I’m 37, I’m not old!

4) Class Reveals. Diablo 3 has five distinct character classes: Barbarian, Demon Hunter, Monk, Witch Doctor, and Wizard. Nothing like choices to fit multiple styles of  play. However, each individual class has had its own separate reveal. Now, this could be an indication of a new age of gaming, in which every little scrap of information about an upcoming game, MMO or not, is heavily consumed up to and well after a game’s release. However, this is a trait that has primarily settled in the MMO space. Guild Wars 2, for example, spent months dragging out their multiple character classes, with each reveal showing videos, ability breakdowns, and a ton of screenshots. I didn’t see Skyrim flaunting its Battlemage class or that the Rogue (my preferable Elder Scrolls class) was a class being brought back, but every class in Star Wars The Old Republic got its time in the spotlight, and this is something new for single-player games.

5) MMO News Sites Can’t Make Up Their Mind! Have you seen Massively, lately? They initially placed anything relating to Diablo 3 in a “Not So Massively” tag, relegating it just like any other games that are popular, have multiplayer components, but aren’t as massive as they could be.
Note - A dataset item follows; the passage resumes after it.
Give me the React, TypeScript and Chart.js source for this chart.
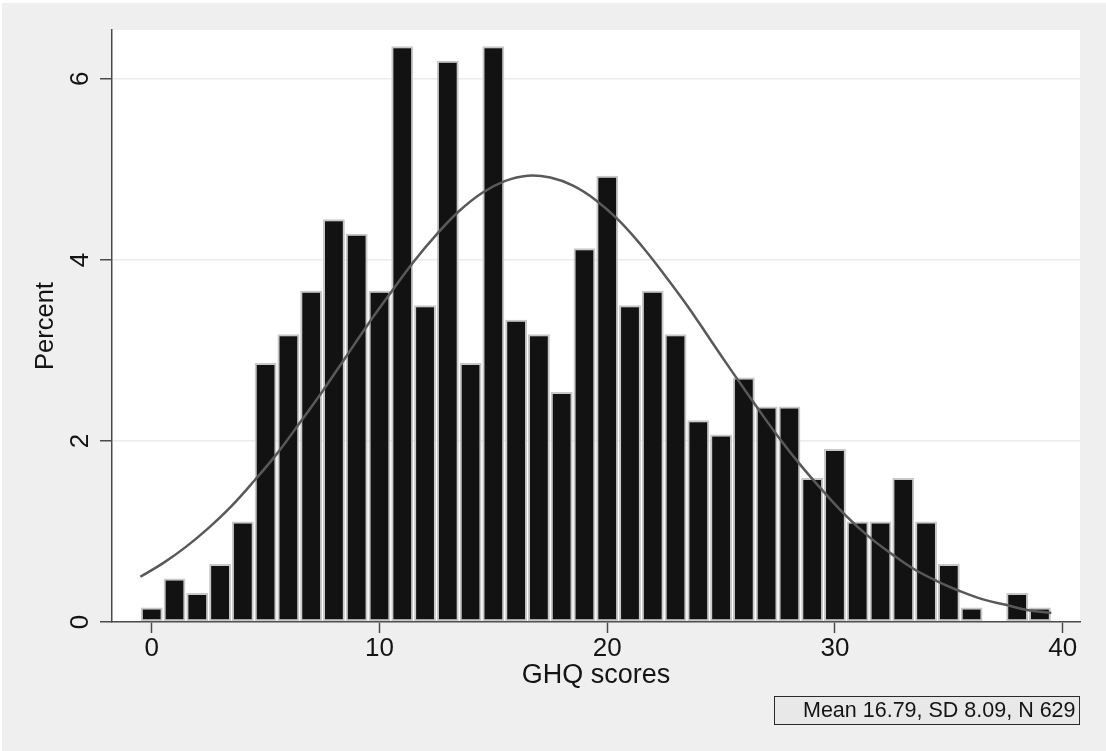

However, as it got closer and closer to launch, they almost dropped the tag entirely and started giving Diablo 3 just as much space as other MMOs, sometimes even giving it the “Free-To-Play” tag. Its absolutely true, Diablo 3 has no subscription whatsoever, but then again, neither does my copy of Ultima VII.

When all is said and done, the answer to whether Diablo 3 classifies as an MMO is really “No”. The ability to play completely solo with nobody else around, even if you still have to be connected to Blizzard’s servers, takes a big ‘M’ away. However, by adding features never really dreamed up in any other single-player game before, Blizzard is setting a new precedent, and like it or not, we may see new single player games released from here on out change as a result.

Lets just hope they keep the necessary online connection to a minimum.